[Start]

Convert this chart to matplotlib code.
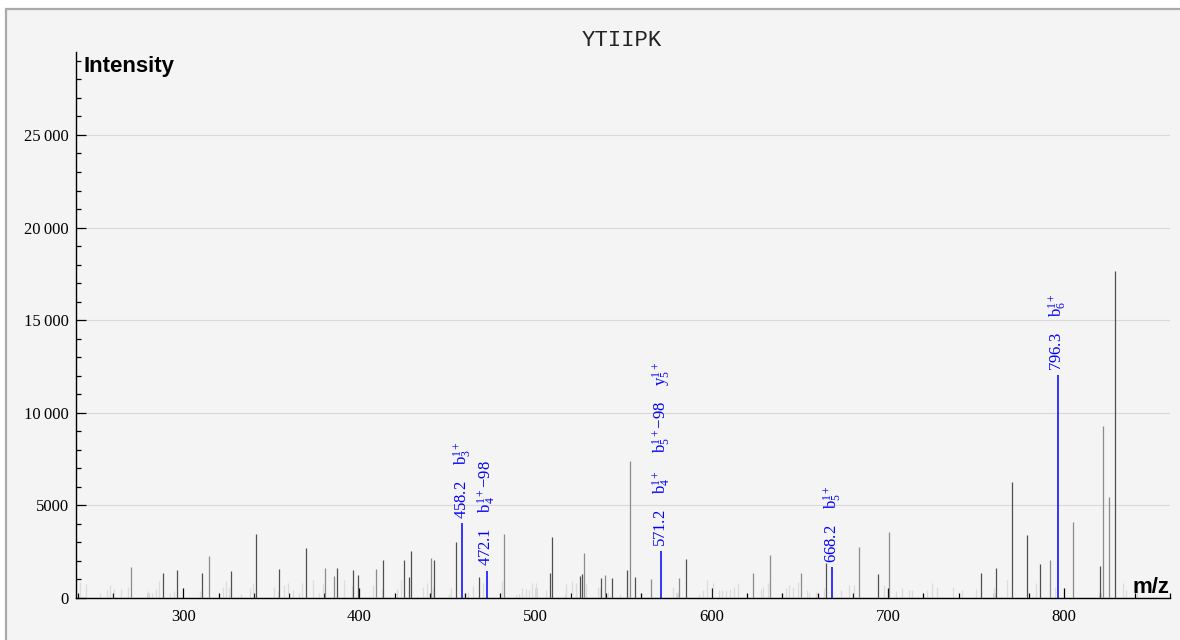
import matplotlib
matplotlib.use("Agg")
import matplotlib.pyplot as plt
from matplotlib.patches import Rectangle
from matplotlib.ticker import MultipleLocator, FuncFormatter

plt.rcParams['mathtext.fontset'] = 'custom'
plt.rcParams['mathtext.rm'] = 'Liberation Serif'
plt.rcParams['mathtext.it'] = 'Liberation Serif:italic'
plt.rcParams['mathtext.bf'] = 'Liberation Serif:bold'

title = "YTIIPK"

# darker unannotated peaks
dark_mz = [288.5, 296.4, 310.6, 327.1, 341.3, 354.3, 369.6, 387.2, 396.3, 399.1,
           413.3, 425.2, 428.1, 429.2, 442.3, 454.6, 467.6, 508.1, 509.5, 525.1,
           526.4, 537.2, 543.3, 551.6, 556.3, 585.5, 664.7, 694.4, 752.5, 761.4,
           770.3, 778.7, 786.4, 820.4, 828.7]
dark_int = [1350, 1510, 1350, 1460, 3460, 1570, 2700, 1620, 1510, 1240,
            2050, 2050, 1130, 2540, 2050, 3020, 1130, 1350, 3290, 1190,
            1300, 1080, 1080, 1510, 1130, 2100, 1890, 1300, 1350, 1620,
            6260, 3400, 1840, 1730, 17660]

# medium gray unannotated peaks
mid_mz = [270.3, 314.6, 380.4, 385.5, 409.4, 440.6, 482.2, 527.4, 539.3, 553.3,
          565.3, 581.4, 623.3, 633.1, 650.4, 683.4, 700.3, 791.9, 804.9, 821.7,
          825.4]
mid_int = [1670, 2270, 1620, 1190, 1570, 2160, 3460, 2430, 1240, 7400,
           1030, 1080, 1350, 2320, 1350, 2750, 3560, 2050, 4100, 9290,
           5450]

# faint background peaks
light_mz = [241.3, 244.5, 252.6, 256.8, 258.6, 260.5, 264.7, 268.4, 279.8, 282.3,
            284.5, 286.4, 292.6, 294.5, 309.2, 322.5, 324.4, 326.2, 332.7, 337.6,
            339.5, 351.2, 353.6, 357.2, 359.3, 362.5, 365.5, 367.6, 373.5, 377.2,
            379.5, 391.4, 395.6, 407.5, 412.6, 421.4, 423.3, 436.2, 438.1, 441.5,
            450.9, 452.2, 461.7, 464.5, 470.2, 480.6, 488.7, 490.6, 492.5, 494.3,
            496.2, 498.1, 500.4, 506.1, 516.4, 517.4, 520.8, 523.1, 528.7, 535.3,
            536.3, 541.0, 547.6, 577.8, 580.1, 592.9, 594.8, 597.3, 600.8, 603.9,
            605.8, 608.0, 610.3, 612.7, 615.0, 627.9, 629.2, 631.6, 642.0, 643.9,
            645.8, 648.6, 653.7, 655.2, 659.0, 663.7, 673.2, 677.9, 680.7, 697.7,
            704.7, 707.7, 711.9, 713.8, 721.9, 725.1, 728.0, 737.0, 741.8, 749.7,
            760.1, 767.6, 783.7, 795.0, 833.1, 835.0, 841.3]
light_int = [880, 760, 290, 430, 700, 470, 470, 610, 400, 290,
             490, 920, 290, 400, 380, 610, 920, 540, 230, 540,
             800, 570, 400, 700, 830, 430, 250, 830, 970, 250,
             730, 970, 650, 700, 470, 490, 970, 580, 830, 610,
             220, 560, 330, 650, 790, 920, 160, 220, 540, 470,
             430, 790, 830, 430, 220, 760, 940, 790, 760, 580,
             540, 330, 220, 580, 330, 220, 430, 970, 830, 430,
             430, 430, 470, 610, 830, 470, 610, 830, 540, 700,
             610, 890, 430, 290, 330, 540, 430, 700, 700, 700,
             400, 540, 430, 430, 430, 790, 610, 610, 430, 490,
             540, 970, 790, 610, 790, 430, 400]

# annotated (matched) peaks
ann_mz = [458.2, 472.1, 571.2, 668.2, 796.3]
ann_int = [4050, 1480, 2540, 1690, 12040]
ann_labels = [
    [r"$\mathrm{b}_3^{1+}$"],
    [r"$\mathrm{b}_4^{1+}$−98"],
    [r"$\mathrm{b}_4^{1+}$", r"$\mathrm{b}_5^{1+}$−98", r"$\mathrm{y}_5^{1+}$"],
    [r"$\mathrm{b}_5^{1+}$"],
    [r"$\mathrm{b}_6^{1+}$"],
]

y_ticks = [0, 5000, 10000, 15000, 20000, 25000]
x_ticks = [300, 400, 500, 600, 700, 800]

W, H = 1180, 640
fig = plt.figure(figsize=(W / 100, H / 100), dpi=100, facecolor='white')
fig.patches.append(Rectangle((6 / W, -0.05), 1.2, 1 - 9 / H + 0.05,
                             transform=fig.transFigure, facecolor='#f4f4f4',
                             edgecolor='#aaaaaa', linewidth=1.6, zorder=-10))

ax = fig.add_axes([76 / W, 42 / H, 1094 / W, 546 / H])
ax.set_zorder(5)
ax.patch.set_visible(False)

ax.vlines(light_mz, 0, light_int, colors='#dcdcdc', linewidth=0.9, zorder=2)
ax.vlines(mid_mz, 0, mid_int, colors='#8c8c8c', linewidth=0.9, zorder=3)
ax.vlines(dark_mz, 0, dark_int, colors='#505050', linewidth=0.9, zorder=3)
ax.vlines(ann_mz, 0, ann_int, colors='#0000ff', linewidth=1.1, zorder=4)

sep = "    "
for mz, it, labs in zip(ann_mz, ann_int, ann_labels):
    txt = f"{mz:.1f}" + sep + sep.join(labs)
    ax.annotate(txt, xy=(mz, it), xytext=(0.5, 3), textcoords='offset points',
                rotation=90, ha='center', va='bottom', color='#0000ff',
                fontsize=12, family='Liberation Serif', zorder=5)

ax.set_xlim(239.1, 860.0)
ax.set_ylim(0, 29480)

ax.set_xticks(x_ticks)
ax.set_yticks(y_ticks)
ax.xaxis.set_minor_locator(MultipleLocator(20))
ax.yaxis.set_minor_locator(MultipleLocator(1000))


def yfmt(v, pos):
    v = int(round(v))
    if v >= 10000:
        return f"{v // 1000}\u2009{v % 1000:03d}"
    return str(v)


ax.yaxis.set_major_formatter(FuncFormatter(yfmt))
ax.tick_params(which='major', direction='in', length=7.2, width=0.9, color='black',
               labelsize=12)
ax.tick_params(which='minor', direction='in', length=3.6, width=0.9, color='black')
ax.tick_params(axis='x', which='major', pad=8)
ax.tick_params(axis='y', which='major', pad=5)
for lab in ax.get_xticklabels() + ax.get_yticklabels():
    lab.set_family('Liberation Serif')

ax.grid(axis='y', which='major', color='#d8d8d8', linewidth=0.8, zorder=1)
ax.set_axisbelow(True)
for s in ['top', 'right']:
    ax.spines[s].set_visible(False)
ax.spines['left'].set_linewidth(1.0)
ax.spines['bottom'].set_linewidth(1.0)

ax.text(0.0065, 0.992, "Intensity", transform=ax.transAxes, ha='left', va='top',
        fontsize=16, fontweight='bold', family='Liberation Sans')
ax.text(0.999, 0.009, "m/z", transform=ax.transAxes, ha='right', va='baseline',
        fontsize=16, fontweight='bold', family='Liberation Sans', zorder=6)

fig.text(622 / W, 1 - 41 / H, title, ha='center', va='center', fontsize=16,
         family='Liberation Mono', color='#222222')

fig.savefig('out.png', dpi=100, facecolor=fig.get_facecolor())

[End]

--- What this task involves ---
With the pictures left out, restate word for word every line of the data above, from the first down to the line that contains "from matplotlib.ticker import".

--- Result of this exercise ---
Convert this chart to matplotlib code.
import matplotlib
matplotlib.use("Agg")
import matplotlib.pyplot as plt
from matplotlib.patches import Rectangle
from matplotlib.ticker import MultipleLocator, FuncFormatter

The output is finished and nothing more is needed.